Out of pure coincidence, I stumbled across this blog post about Technical writing in 2049 by Fabrizio Ferri Benedetti as I reviewed some examples of my earliest technical writing. I thought this might be a good opportunity to reflect on the past to see into the future.
My oldest artifact of technical writing that I authored is a technical manual for a central patient monitoring system I built for a hospital in 1981. The oldest technical manual I could find in my library is an Air Force training manual from 1952. I’ve kept some other relics of technical writing, but most are still in boxes.
Fabrizio’s blog post ends with this line, “What do you think tech writing will look like in 2049? I’d love to hear your predictions!” With my historical artifacts in hand, I accept his challenge and offer this response.

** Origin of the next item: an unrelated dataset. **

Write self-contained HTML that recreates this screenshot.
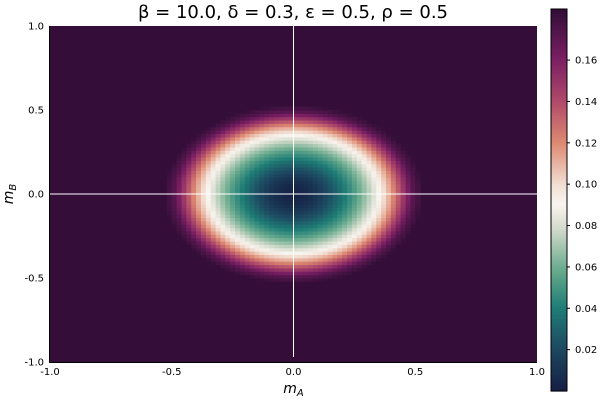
<!DOCTYPE html>
<html><head><meta charset="utf-8">
<style>
html,body{margin:0;padding:0;background:#fff;}
#wrap{position:relative;width:600px;height:400px;overflow:hidden;font-family:"Liberation Sans","DejaVu Sans",sans-serif;}
svg text{font-family:"DejaVu Sans","Liberation Sans",sans-serif;}
</style></head>
<body>
<div id="wrap">
<svg id="chart" width="600" height="400" xmlns="http://www.w3.org/2000/svg">
<text x="293" y="18" text-anchor="middle" font-size="18" fill="#000">β = 10.0, δ = 0.3, ε = 0.5, ρ = 0.5</text>
<g id="cells"></g>
<g id="axes"></g>
<g id="cbar"></g>
</svg>
</div>
<script>
// data: radial profile of the field value vs radius
const radii = [0, 0.05, 0.1, 0.15, 0.2, 0.25, 0.3, 0.35, 0.4, 0.45, 0.49, 0.53, 2.0];
const profileValues = [0.002, 0.005, 0.012, 0.023, 0.037, 0.052, 0.07, 0.09, 0.115, 0.148, 0.172, 0.184, 0.184];
const xTicks = [-1.0, -0.5, 0.0, 0.5, 1.0];
const yTicks = [-1.0, -0.5, 0.0, 0.5, 1.0];
const xTickLabels = ["-1.0", "-0.5", "0.0", "0.5", "1.0"];
const yTickLabels = ["-1.0", "-0.5", "0.0", "0.5", "1.0"];
const cbarTicks = [0.02, 0.04, 0.06, 0.08, 0.10, 0.12, 0.14, 0.16];
const cbarTickLabels = ["0.02", "0.04", "0.06", "0.08", "0.10", "0.12", "0.14", "0.16"];
const gridN = 100;
const cMin = 0.0, cMax = 0.1847;

const NS = "http://www.w3.org/2000/svg";
const PX0 = 50, PX1 = 537, PY0 = 26, PY1 = 362;
const sx = v => PX0 + (v + 1) / 2 * (PX1 - PX0);
const sy = v => PY1 - (v + 1) / 2 * (PY1 - PY0);
const CBX = 551, CBW = 16, CBY0 = 9, CBY1 = 391;
const cy = v => CBY1 - (v - cMin) / (cMax - cMin) * (CBY1 - CBY0);

const cmapStops = [[0,"#151d44"],[0.11,"#1d4861"],[0.22,"#1f7d76"],[0.32,"#6aab8e"],[0.43,"#d6dccd"],[0.49,"#f8f4ef"],[0.54,"#f2e0d4"],[0.65,"#de8a72"],[0.76,"#b04a6a"],[0.87,"#7a1f63"],[1,"#320e38"]];
function hex(h){return [1,3,5].map(i=>parseInt(h.substr(i,2),16));}
function cmap(t){
  t=Math.max(0,Math.min(1,t));
  for(let i=1;i<cmapStops.length;i++){
    if(t<=cmapStops[i][0]){
      const [a,ca]=cmapStops[i-1],[b,cb]=cmapStops[i];
      const f=(t-a)/(b-a),A=hex(ca),B=hex(cb);
      return "rgb("+A.map((v,k)=>Math.round(v+(B[k]-v)*f)).join(",")+")";
    }
  }
  return cmapStops[cmapStops.length-1][1];
}
function profile(r){
  for(let i=1;i<radii.length;i++){
    if(r<=radii[i]){const f=(r-radii[i-1])/(radii[i]-radii[i-1]);return profileValues[i-1]+(profileValues[i]-profileValues[i-1])*f;}
  }
  return profileValues[profileValues.length-1];
}
function mk(tag,attrs,parent){const e=document.createElementNS(NS,tag);for(const k in attrs)e.setAttribute(k,attrs[k]);parent.appendChild(e);return e;}

const cells=document.getElementById("cells");
const bg=mk("rect",{x:PX0,y:PY0,width:PX1-PX0,height:PY1-PY0,fill:cmap((profileValues[profileValues.length-1]-cMin)/(cMax-cMin))},cells);


const step=2/gridN;
for(let i=0;i<gridN;i++){
  for(let j=0;j<gridN;j++){
    const x=-1+(i+0.5)*step,y=-1+(j+0.5)*step;
    const v=profile(Math.hypot(x,y));
    if(v>=profileValues[profileValues.length-1]-1e-9) continue;
    const x0=sx(-1+i*step),x1=sx(-1+(i+1)*step),y0=sy(-1+(j+1)*step),y1=sy(-1+j*step);
    const r=mk("rect",{x:x0,y:y0,width:x1-x0+0.5,height:y1-y0+0.5,fill:cmap((v-cMin)/(cMax-cMin))},cells);
    
    
  }
}
const axes=document.getElementById("axes");
const zv=mk("line",{x1:sx(0),x2:sx(0),y1:PY0,y2:PY1-5,stroke:"#fff","stroke-width":1},axes);


const zh=mk("line",{x1:PX0,x2:PX1,y1:sy(0),y2:sy(0),stroke:"#fff","stroke-width":1},axes);


const xa=mk("line",{x1:PX0,x2:PX1,y1:PY1+0.5,y2:PY1+0.5,stroke:"#000","stroke-width":1},axes);


const ya=mk("line",{x1:PX0-0.5,x2:PX0-0.5,y1:PY0,y2:PY1+1,stroke:"#000","stroke-width":1},axes);


xTicks.forEach((v,i)=>{
  const t=mk("text",{x:sx(v),y:375,"text-anchor":"middle","font-size":10,fill:"#000"},axes);
  t.textContent=xTickLabels[i];
  
  
});
yTicks.forEach((v,i)=>{
  const t=mk("text",{x:44,y:sy(v)+3.5,"text-anchor":"end","font-size":10,fill:"#000"},axes);
  t.textContent=yTickLabels[i];
  
  
});
const xl=mk("text",{x:sx(0),y:393,"text-anchor":"middle","font-size":14,"font-style":"italic",fill:"#000"},axes);
xl.innerHTML='m<tspan font-size="10" dy="3">A</tspan>';


const yl=mk("text",{x:0,y:0,"text-anchor":"middle","font-size":14,"font-style":"italic",fill:"#000",transform:"translate(13,"+sy(0)+") rotate(-90)"},axes);
yl.innerHTML='m<tspan font-size="10" dy="3">B</tspan>';



const cb=document.getElementById("cbar");
const nb=200;
for(let k=0;k<nb;k++){
  const v0=cMin+(cMax-cMin)*k/nb,v1=cMin+(cMax-cMin)*(k+1)/nb;
  const r=mk("rect",{x:CBX,y:cy(v1),width:CBW,height:cy(v0)-cy(v1)+0.6,fill:cmap((v0+v1)/2/(cMax-cMin))},cb);
  
  
}
const fr=mk("rect",{x:CBX,y:CBY0,width:CBW,height:CBY1-CBY0,fill:"none",stroke:"#000","stroke-width":1},cb);


cbarTicks.forEach((v,i)=>{
  const tk=mk("line",{x1:CBX+CBW,x2:CBX+CBW+3,y1:cy(v),y2:cy(v),stroke:"#000"},cb);
  
  
  const t=mk("text",{x:CBX+CBW+8,y:cy(v)+3.5,"font-size":10,fill:"#000"},cb);
  t.textContent=cbarTickLabels[i];
  
  
});
</script>
</body></html>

While I can only imagine what I thought about the future in years past, I can use these artifacts as examples of where technical writing has been and where it might go. I can also use them to describe how hard it is to predict the effects of a technical disruption, except by saying, “The more things change, the more they stay the same.”
Tech comm 1999
25 years ago, we still mostly printed the tech docs in books, as we had done in the decades that preceded, although online documentation was clearly about to make its debut. For a short while, CDs replaced printed docs but soon after, tech docs were almost exclusively served online. Could I have imagined online docs in 1999? Probably, without too much imagination. After all, we already had AltaVista.
To look at the past, present, and the future of technical writing, I think it’s best to tease that apart into content, production, and use or audience.
I’ll leave out stakeholders, because I haven’t seen that change much since content went online and the business model for technical writing all but disappeared. That’s a conversation for another article.